Toutes les histoires de Giouha se déroulent dans des environnements caractéristiques : le souk, le hammam, le restaurant, la mosquée, le palais de justice, le palais du prince ou du sultan. Ce sont des lieux et des scènes de la vie quotidienne dans lesquels on vend ou on achète quelque chose ; on échange des marchandises ; on invite à déjeuner et ainsi de suite.

Autour de Giouha, tourbillonnent diverses figures qui animent ses histoires : voisins, amis des amis et ses amis les plus proches.

Les premiers sont assez avares, ingrats et radins ; ces derniers revendiquent des faveurs au nom des cadeaux ou des services reçus dans le passé.

Certains exhortent Giouha à dénoncer les méfaits, d’autres, le reconnaissent pour sa sagesse tout en le soumettant à de terribles blagues.

Giouha a aussi une femme qu’on connaît très peu, on sait qu’elle tisse de beaux tissus, bavarde derrière le dos de son mari et participe à sa manière dans l’univers de la sagesse et de la dérision de Jouha.

Dans tout ce beau monde, il y a aussi des animaux et l’animal le plus présent dans ces histoires est l’âne : squelettique et inséparable, à acheter ou à échanger, qui brait au mauvais moment ou qu’il s’échappe quand il ne le faut pas…

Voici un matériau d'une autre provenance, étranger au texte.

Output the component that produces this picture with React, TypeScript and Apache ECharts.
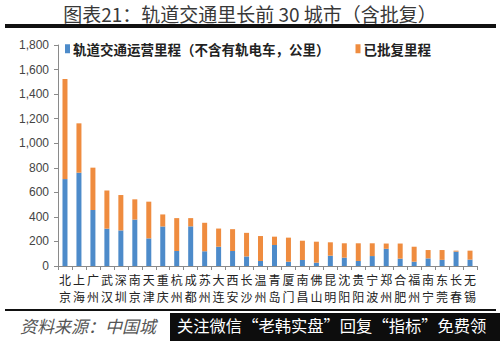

En conclusion, on peut dire que Giouha a en soi tant de facettes différentes de la vie et des personnages humains qu’il devient presque un prétexte pour réfléchir sur notre façon de faire et de se rapporter aux autres, une façon de parler de l’homme, de ses mérites et de ses défauts, de sa façon de vivre dans la société.

Giouha est la personnalisation ironique du regard de la réalité et, pour cette raison, peut devenir un personnage de pont entre les cultures, un élément universel qui unit tous les hommes et les rend plus semblables en étant humain.